STATED GOAL => Exactly the lines from the one with "What seaborn and" through the one with "ax = fig.add_axes([0.0909, 0.308, 0.8996, 0.649])" should be returned, both ends included and nothing else. Omit any pictures.

RECORDS FOR THE EXERCISE =>
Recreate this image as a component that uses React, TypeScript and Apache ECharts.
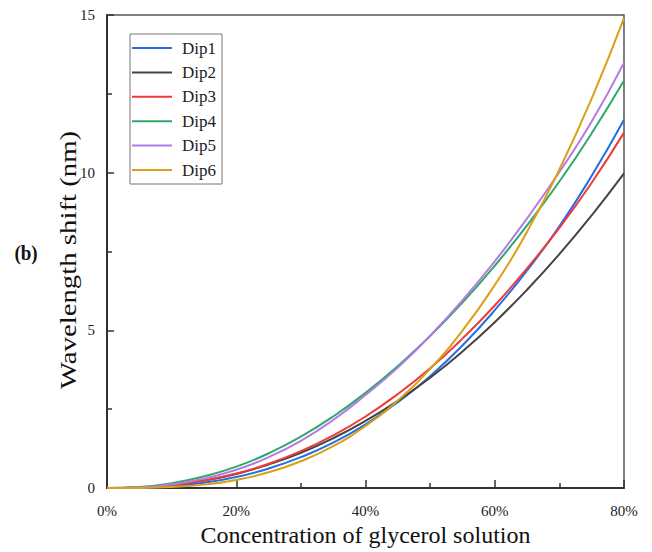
import React, { useEffect, useRef } from "react";
import * as echarts from "echarts";

const concentration = [0, 5, 10, 15, 20, 25, 30, 35, 40, 45, 50, 55, 60, 65, 70, 75, 80];
const seriesNames = ["Dip1", "Dip2", "Dip3", "Dip4", "Dip5", "Dip6"];
const dip1 = [0, 0.01, 0.06, 0.17, 0.35, 0.62, 0.98, 1.44, 2.02, 2.72, 3.55, 4.52, 5.64, 6.9, 8.3, 9.9, 11.68];
const dip2 = [0, 0.02, 0.1, 0.24, 0.45, 0.75, 1.12, 1.58, 2.13, 2.77, 3.5, 4.33, 5.26, 6.29, 7.42, 8.65, 9.98];
const dip3 = [0, 0.02, 0.09, 0.24, 0.46, 0.77, 1.17, 1.67, 2.27, 2.98, 3.8, 4.74, 5.79, 6.97, 8.25, 9.68, 11.27];
const dip4 = [0, 0.035, 0.155, 0.37, 0.68, 1.1, 1.63, 2.27, 3.02, 3.87, 4.82, 5.88, 7.05, 8.33, 9.72, 11.25, 12.92];
const dip5 = [0, 0.025, 0.12, 0.3, 0.58, 0.98, 1.5, 2.16, 2.95, 3.82, 4.83, 5.95, 7.19, 8.55, 10.02, 11.62, 13.49];
const dip6 = [0, 0.005, 0.035, 0.11, 0.26, 0.5, 0.85, 1.33, 1.97, 2.78, 3.78, 4.99, 6.44, 8.13, 10.1, 12.35, 14.9];
const seriesValues = [dip1, dip2, dip3, dip4, dip5, dip6];
const seriesColors = ["#2370e3", "#444444", "#f03a3a", "#2fa86a", "#b47ae6", "#d9a016"];

const FONT = "'Liberation Serif', 'Times New Roman', serif";

export default function App() {
  const ref = useRef<HTMLDivElement>(null);
  useEffect(() => {
    const chart = echarts.init(ref.current!, null, { renderer: "svg" });
    chart.setOption({
      animation: false,
      backgroundColor: "#ffffff",
      grid: {
        left: 107,
        right: 28,
        top: 15,
        bottom: 62,
        show: true,
        borderColor: "#555",
        borderWidth: 1.5,
        backgroundColor: "transparent",
      },
      legend: {
        data: seriesNames,
        orient: "vertical",
        left: 130,
        top: 34,
        icon: "rect",
        itemWidth: 40,
        itemHeight: 2,
        itemGap: 4.4,
        padding: [4, 6, 4, 2],
        borderColor: "#777",
        borderWidth: 1,
        textStyle: {
          fontFamily: FONT,
          fontSize: 17,
          color: "#222",
          lineHeight: 20,
          padding: [0, 0, 0, 5],
        },
      },
      xAxis: {
        type: "value",
        min: 0,
        max: 80,
        interval: 20,
        name: "Concentration of glycerol solution",
        nameLocation: "middle",
        nameGap: 31,
        nameTextStyle: { fontFamily: FONT, fontSize: 24, color: "#111" },
        axisLine: { show: true, lineStyle: { color: "#333", width: 2 } },
        axisTick: { show: true, inside: true, length: 8, lineStyle: { color: "#333", width: 1.5 } },
        minorTick: { show: true, splitNumber: 2, length: 5, lineStyle: { color: "#333", width: 1.5 } },
        splitLine: { show: false },
        axisLabel: {
          formatter: (v: number) => `${v}%`,
          fontFamily: FONT,
          fontSize: 15,
          color: "#222",
          margin: 15,
        },
      },
      yAxis: {
        type: "value",
        min: 0,
        max: 15,
        interval: 5,
        axisLine: { show: true, lineStyle: { color: "#333", width: 2 } },
        axisTick: { show: true, inside: true, length: 7, lineStyle: { color: "#333", width: 1.5 } },
        minorTick: { show: true, splitNumber: 2, length: 5, lineStyle: { color: "#333", width: 1.5 } },
        splitLine: { show: false },
        axisLabel: { fontFamily: FONT, fontSize: 15, color: "#222", margin: 12 },
      },
      graphic: [
        {
          type: "text",
          x: 68,
          y: 260,
          rotation: Math.PI / 2,
          scaleX: 1.2,
          style: {
            text: "Wavelength shift (nm)",
            fontFamily: FONT,
            fontSize: 24,
            fill: "#111",
            align: "center",
            verticalAlign: "middle",
          },
        },
        {
          type: "text",
          x: 26,
          y: 253,
          scaleY: 1.15,
          style: {
            text: "(b)",
            fontFamily: FONT,
            fontSize: 19,
            fontWeight: "bold",
            fill: "#111",
            align: "center",
            verticalAlign: "middle",
          },
        },
      ],
      series: seriesNames.map((name, i) => ({
        name,
        type: "line",
        smooth: true,
        showSymbol: false,
        symbol: "none",
        color: seriesColors[i],
        lineStyle: { width: 2, color: seriesColors[i] },
        data: concentration.map((c, j) => [c, seriesValues[i][j]]),
      })),
    });
    return () => chart.dispose();
  }, []);
  return (
    <div
      ref={ref}
      style={{ position: "fixed", left: 0, top: 0, width: 652, height: 552, background: "#fff" }}
    />
  );
}
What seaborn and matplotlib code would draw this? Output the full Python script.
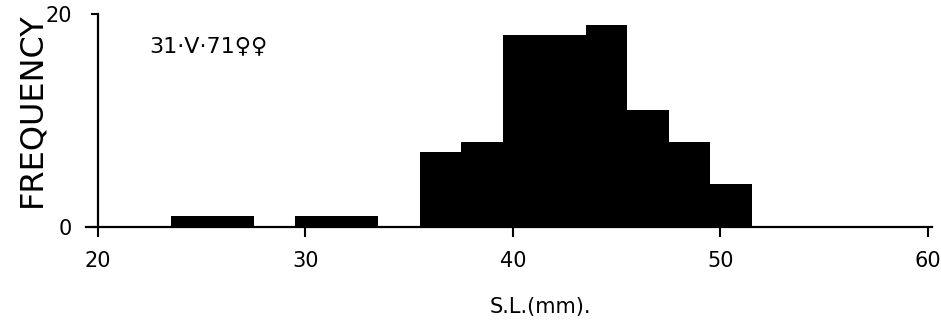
import matplotlib
matplotlib.use("Agg")
import matplotlib.pyplot as plt
import seaborn as sns
import numpy as np

# Data (bin edges in mm, counts per 2-mm bin)
bin_edges = [23.5, 25.5, 27.5, 29.5, 31.5, 33.5, 35.5, 37.5, 39.5, 41.5,
             43.5, 45.5, 47.5, 49.5, 51.5]
counts = [1, 1, 0, 1, 1, 0, 7, 8, 18, 18, 19, 11, 8, 4]
x_ticks = [20, 30, 40, 50, 60]
y_ticks = [0, 20]
x_label = "S.L.(mm)."
y_label = "FREQUENCY"
annotation = "31·V·71♀♀"

centers = [(a + b) / 2 for a, b in zip(bin_edges[:-1], bin_edges[1:])]

sns.set_style("white")
plt.rcParams['font.family'] = ['DejaVu Sans']
plt.rcParams['text.color'] = 'black'
plt.rcParams['axes.labelcolor'] = 'black'

fig = plt.figure(figsize=(9.41, 3.28), dpi=100)
ax = fig.add_axes([0.0909, 0.308, 0.8996, 0.649])

sns.histplot(x=centers, weights=counts, bins=bin_edges, color="black",
             alpha=1.0, edgecolor="black", linewidth=0, ax=ax)

ax.set_xlim(19.4, 60.2)
ax.set_ylim(0, 20)

for s in ["top", "right"]:
    ax.spines[s].set_visible(False)
ax.spines["left"].set_position(("data", 20))
ax.spines["left"].set_linewidth(1.6)
ax.spines["bottom"].set_linewidth(1.6)
ax.spines["left"].set_color("black")
ax.spines["bottom"].set_color("black")

ax.set_xticks(x_ticks)
ax.set_yticks(y_ticks)
ax.tick_params(axis="x", direction="out", length=7, width=1.5, pad=10,
               labelsize=15, bottom=True, colors="black")
ax.tick_params(axis="y", direction="out", length=5, width=1.5, pad=14,
               labelsize=15, left=True, colors="black")

ax.set_xlabel(x_label, fontsize=15, color="black")
ax.xaxis.set_label_coords(0.537, -0.33)
ax.set_ylabel(y_label, fontsize=23, color="black")
ax.yaxis.set_label_coords(-0.045, 0.55)

ax.text(0.075, 0.85, annotation, transform=ax.transAxes, fontsize=16,
        ha="left", va="center", color="black")

fig.savefig("out.png", dpi=100)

ANSWER TO THIS PROBLEM =>
What seaborn and matplotlib code would draw this? Output the full Python script.
import matplotlib
matplotlib.use("Agg")
import matplotlib.pyplot as plt
import seaborn as sns
import numpy as np

# Data (bin edges in mm, counts per 2-mm bin)
bin_edges = [23.5, 25.5, 27.5, 29.5, 31.5, 33.5, 35.5, 37.5, 39.5, 41.5,
             43.5, 45.5, 47.5, 49.5, 51.5]
counts = [1, 1, 0, 1, 1, 0, 7, 8, 18, 18, 19, 11, 8, 4]
x_ticks = [20, 30, 40, 50, 60]
y_ticks = [0, 20]
x_label = "S.L.(mm)."
y_label = "FREQUENCY"
annotation = "31·V·71♀♀"

centers = [(a + b) / 2 for a, b in zip(bin_edges[:-1], bin_edges[1:])]

sns.set_style("white")
plt.rcParams['font.family'] = ['DejaVu Sans']
plt.rcParams['text.color'] = 'black'
plt.rcParams['axes.labelcolor'] = 'black'

fig = plt.figure(figsize=(9.41, 3.28), dpi=100)
ax = fig.add_axes([0.0909, 0.308, 0.8996, 0.649])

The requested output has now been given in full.